Protein-coding gene in humans

Protein SCO1 homolog, mitochondrial, also known as SCO1, cytochrome c oxidase assembly protein, is a protein that in humans is encoded by the SCO1 gene. SCO1 localizes predominantly to blood vessels, whereas SCO2 is barely detectable, as well as to tissues with high levels of oxidative phosphorylation. The expression of SCO2 is also much higher than that of SCO1 in muscle tissue, while SCO1 is expressed at higher levels in liver tissue than SCO2. Mutations in both SCO1 and SCO2 are associated with distinct clinical phenotypes as well as tissue-specific cytochrome c oxidase (complex IV) deficiency.

== Structure ==
SCO1 is located on the p arm of chromosome 17 in position 13.1 and has 6 exons. The SCO1 gene produces a 33.8 kDa protein composed of 301 amino acids.
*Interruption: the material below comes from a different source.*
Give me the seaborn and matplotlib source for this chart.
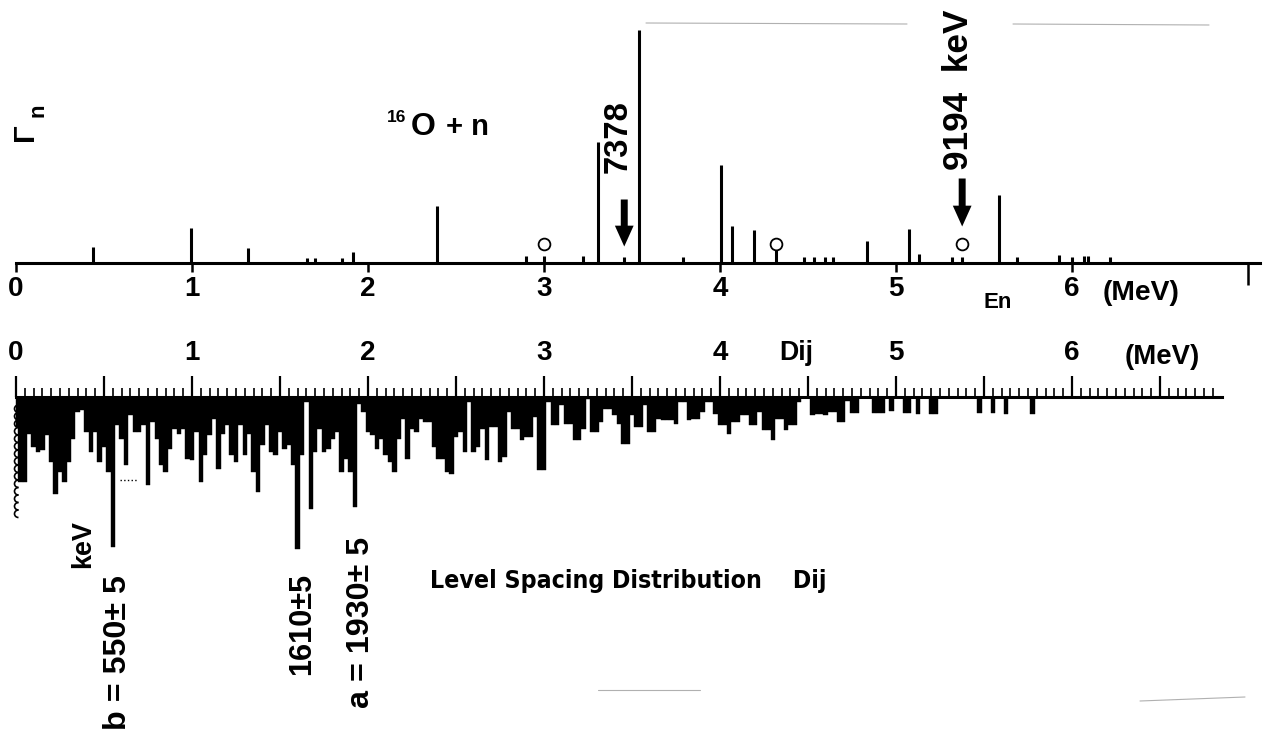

The protein is a member of the SCO1/2 family. It contains 3 copper metal binding sites at positions 169, 173, and 260, a transit peptide, a 25 amino acid topological domain from positions 68–92, a 19 amino acid helical transmembrane domain from positions 93–111, and a 190 amino acid topological domain from positions 112–301 in the mitochondrial intermembrane. Additionally, SCO1 has been predicted to contain 10 beta-strands, 7 helixes, and 2 turns and is a single-pass membrane protein.

== Function ==

Mammalian cytochrome c oxidase (COX) catalyzes the transfer of reducing equivalents from cytochrome c to molecular oxygen and pumps protons across the inner mitochondrial membrane. In yeast, 2 related COX assembly genes, SCO1 and SCO2 (synthesis of cytochrome c oxidase), enable subunits 1 and 2 to be incorporated into the holoprotein. This gene is the human homolog to the yeast SCO1 gene. It is predominantly expressed in muscle, heart, and brain tissues, which are also known for their high rates of oxidative phosphorylation. SCO1 is a copper metallochaperone that is located in the inner mitochondrial membrane and is important for the maturation and stabilization of cytochrome c oxidase subunit II (MT-CO2/COX2). It plays a role in the regulation of copper homeostasis by controlling the localization and abundance of CTR1 and is responsible for the transportation of copper to the Cu(A) site on MT-CO2/COX2.

== Clinical relevance ==

Mutations in the SCO1 gene are associated with hepatic failure and encephalopathy resulting from mitochondrial complex IV deficiency also known as cytochrome c oxidase deficiency. This is a disorder of the mitochondrial respiratory chain with heterogeneous clinical manifestations, ranging from isolated myopathy to severe multisystem disease affecting several tissues and organs. Features include hypertrophic cardiomyopathy, hepatomegaly, and liver dysfunction, hypotonia, muscle weakness, exercise intolerance, developmental delay, delayed motor development, mental retardation, and lactic acidosis. Some affected individuals manifest fatal hypertrophic cardiomyopathy resulting in neonatal death. A subset of patients also suffers from Leigh syndrome. Specifically, cases of pathogenic SCO1 mutations have resulted in fatal infantile encephalopathy, neonatal-onset hepatic failure, and severe hepatopathy. The P174L and M294V mutations have been identified and implicated in these diseases and phenotypes. It has also been suggested that mutations in SCO1, as well as SCO2, can result in a cellular copper deficiency, which can occur separately from cytochrome c oxidase assembly defects.

== Interactions ==
SCO1 has been shown to have 127 binary protein–protein interactions including 120 co-complex interactions. SCO1 interacts with COA6, TMEM177, COX20, COX16, COX17, WDR19, CIDEB, and UBC7. It is also found in a complex with TMEM177, COX20, COA6, MT-CO2/COX2, COX18, and SCO2.